Provided information.

* Begin *

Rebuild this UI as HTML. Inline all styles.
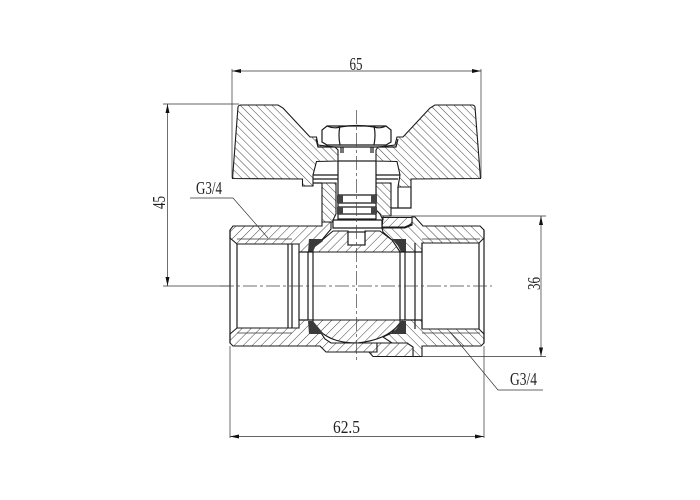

* End *
* Begin *

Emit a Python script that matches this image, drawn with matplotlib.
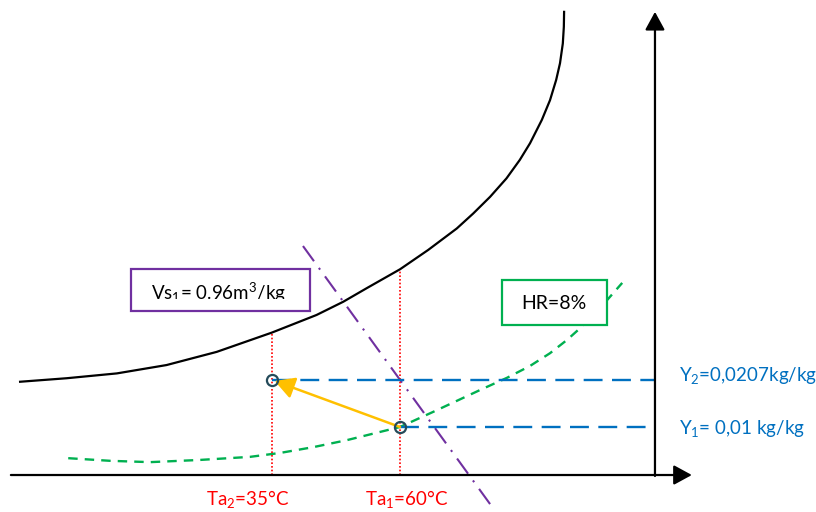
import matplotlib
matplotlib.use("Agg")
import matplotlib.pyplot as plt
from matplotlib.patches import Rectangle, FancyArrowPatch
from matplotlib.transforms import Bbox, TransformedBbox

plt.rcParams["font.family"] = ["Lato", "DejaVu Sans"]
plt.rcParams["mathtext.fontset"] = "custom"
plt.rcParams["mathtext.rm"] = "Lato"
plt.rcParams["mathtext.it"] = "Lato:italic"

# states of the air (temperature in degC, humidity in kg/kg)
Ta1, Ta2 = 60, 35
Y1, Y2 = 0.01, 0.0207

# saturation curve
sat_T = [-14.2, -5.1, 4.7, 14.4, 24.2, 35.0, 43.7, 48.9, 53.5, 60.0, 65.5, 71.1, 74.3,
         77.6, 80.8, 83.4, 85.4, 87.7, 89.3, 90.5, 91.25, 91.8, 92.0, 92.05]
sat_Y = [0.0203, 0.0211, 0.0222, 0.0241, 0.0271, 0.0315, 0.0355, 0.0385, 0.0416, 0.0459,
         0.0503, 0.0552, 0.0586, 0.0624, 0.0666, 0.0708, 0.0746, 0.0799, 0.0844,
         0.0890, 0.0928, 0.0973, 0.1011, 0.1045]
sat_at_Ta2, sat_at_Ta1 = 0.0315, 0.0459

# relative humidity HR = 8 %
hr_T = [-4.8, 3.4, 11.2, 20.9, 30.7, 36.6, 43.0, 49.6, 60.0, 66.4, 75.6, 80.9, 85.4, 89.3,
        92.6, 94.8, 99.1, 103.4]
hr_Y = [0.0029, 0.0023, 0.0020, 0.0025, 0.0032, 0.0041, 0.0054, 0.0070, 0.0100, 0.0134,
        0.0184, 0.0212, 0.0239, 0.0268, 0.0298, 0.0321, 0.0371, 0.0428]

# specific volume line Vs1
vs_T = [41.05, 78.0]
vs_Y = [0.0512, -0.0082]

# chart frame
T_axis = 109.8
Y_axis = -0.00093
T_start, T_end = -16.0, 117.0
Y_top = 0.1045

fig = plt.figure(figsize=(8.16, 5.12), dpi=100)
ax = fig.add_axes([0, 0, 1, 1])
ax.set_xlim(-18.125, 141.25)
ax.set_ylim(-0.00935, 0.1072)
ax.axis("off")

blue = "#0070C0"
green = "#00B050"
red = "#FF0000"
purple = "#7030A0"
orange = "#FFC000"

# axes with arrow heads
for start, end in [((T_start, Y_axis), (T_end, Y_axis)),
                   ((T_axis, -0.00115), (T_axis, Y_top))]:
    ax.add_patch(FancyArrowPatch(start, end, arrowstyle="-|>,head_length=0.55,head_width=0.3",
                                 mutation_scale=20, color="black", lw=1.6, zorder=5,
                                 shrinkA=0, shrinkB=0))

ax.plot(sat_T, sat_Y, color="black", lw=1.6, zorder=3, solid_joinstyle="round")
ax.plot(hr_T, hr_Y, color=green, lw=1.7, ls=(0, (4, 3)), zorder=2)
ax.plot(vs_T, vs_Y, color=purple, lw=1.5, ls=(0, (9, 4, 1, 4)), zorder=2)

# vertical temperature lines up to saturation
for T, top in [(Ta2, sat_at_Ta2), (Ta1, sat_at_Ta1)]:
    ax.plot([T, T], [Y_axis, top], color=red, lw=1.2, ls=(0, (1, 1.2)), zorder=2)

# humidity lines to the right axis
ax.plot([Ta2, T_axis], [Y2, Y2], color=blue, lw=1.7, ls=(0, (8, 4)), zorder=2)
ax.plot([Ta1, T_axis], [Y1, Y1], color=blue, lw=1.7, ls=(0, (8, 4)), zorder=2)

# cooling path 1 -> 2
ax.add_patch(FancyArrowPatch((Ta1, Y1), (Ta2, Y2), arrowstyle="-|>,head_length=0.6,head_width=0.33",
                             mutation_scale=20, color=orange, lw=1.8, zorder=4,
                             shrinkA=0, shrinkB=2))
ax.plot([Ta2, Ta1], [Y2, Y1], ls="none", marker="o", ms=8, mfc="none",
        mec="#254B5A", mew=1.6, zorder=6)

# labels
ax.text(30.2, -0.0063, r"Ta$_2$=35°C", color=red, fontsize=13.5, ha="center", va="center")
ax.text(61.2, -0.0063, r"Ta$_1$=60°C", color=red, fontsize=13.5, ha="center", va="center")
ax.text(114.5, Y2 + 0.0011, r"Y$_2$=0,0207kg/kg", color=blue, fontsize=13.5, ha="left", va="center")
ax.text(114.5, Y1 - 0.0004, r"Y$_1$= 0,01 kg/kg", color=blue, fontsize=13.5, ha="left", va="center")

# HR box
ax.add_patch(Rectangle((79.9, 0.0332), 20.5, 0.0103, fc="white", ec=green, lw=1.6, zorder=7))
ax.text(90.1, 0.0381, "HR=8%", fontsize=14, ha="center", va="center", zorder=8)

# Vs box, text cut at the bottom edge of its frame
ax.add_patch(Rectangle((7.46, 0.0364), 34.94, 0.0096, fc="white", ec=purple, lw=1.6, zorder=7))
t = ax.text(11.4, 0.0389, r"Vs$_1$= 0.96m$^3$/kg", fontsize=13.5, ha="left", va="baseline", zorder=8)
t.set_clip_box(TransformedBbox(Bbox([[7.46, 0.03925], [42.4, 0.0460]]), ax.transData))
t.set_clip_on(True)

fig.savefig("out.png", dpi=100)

* End *
* Begin *

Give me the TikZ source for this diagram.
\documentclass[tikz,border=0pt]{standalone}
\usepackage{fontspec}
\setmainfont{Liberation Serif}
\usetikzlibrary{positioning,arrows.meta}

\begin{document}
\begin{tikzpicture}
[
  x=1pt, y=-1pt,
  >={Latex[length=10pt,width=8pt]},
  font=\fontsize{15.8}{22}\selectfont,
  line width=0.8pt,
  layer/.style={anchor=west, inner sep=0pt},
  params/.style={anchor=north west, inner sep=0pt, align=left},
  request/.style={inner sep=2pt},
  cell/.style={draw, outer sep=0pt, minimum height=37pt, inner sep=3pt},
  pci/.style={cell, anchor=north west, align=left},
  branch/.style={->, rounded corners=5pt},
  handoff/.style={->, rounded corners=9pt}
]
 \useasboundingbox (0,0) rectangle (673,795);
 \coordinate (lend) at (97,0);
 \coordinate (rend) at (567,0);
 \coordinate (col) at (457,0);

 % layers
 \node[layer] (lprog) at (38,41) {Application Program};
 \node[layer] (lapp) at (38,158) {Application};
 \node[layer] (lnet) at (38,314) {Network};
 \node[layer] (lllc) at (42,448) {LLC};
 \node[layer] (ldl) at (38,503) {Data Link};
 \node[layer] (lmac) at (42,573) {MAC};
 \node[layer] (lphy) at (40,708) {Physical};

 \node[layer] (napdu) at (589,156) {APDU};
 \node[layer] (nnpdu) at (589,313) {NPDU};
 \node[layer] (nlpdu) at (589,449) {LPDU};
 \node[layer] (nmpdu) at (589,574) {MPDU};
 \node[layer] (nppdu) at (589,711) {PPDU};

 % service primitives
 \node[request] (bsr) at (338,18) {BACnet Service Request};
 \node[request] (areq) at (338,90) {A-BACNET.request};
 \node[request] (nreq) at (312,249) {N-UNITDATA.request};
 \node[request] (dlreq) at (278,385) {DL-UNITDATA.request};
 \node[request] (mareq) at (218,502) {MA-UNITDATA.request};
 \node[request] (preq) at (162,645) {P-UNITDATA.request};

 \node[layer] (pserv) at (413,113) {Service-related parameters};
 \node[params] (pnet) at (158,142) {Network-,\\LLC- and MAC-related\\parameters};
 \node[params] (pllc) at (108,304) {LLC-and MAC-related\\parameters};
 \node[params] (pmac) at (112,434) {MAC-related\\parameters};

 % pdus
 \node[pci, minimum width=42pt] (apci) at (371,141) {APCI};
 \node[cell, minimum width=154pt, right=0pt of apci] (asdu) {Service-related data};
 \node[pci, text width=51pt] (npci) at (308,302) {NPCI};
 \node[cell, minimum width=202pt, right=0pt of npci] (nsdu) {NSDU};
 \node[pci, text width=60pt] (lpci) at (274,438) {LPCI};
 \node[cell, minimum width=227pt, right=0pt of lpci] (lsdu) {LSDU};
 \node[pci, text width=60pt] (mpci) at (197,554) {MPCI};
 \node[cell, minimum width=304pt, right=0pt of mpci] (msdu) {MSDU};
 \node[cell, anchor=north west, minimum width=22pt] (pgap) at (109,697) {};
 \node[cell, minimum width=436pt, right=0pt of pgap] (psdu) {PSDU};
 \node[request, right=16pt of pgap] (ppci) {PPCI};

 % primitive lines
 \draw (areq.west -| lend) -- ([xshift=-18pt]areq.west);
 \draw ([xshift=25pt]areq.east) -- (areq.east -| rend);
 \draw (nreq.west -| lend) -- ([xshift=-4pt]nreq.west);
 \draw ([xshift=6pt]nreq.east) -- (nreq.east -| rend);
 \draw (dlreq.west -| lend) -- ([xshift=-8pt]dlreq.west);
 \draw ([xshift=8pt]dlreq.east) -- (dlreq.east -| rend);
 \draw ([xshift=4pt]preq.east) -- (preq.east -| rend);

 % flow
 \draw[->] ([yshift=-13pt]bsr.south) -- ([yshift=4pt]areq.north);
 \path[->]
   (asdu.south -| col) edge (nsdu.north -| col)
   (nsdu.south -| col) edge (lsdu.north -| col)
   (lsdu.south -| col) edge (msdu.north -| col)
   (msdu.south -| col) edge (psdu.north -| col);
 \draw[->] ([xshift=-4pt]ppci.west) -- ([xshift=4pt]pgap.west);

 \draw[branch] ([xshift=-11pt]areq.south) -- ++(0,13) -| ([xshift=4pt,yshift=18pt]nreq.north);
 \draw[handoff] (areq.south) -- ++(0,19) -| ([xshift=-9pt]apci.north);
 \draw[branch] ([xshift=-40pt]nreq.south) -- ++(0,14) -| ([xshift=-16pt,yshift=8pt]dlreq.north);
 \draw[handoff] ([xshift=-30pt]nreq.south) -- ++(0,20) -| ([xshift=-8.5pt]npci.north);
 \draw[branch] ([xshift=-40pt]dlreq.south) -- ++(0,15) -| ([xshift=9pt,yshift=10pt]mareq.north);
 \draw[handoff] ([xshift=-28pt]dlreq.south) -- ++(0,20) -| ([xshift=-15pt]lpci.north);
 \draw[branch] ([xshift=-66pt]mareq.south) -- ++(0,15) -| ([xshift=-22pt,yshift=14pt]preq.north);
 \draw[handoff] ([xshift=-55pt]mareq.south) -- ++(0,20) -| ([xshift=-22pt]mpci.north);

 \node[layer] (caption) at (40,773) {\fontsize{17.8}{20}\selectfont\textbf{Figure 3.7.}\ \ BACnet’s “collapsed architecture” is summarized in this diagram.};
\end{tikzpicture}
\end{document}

* End *

What is expected. Pictures stay out: repeat exactly only the lines from the one with "Emit a Python" through the one with "from matplotlib.transforms import".

Solution below.
Emit a Python script that matches this image, drawn with matplotlib.
import matplotlib
matplotlib.use("Agg")
import matplotlib.pyplot as plt
from matplotlib.patches import Rectangle, FancyArrowPatch
from matplotlib.transforms import Bbox, TransformedBbox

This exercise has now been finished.